Benchmarks are important to understand the performance and quantitative and qualitative comparison of different systems. Many analytic frameworks, such as Hive, Impala and Shark, are designed and implemented these years and become fundamental software for processing big data. How to benchmark these big data analytic systems is an interesting problem.
The Big Data Benchmark
The Big Data Benchmark from AMPLab, UC Berkeley provides quantitative and qualitative comparisons of five systems by the time this post is written: Redshift – a hosted MPP database offered by Amazon.com based on the ParAccel data warehouse, Hive – a Hadoop-based data warehousing system, Shark – a Hive-compatible SQL engine which runs on top of the Spark computing framework, Impala – a Hive-compatible* SQL engine with its own MPP-like execution engine and Stinger/Tez – Tez is a next generation Hadoop execution engine currently in development.
What is being evaluated
As stated by the benchmark website:
This benchmark measures response time on a handful of relational queries: scans, aggregations, joins, and UDF’s, across different data sizes.
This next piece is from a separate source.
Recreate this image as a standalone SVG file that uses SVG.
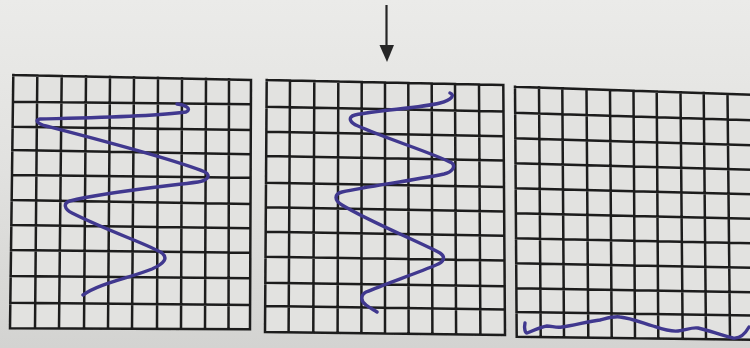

Keep in mind that these systems have very different sets of capabilities. MapReduce-like systems (Shark/Hive) target flexible and large-scale computation, supporting complex User Defined Functions (UDF’s), tolerating failures, and scaling to thousands of nodes. Traditional MPP databases are strictly SQL compliant and heavily optimized for relational queries. The workload here is simply one set of queries that most of these systems these can complete.
The dataset is an important part of a benchmark if others want to reproduce or verify the results. The Big Data Benchmark provides hosted datasets on S3. The largest dataset is around 270 GB which is for 5-node tests. The datasets the benchmark provides was generated using Intel’s Hadoop Benchmark Suite (HiBench) and data sampled from the Common Crawl document corpus.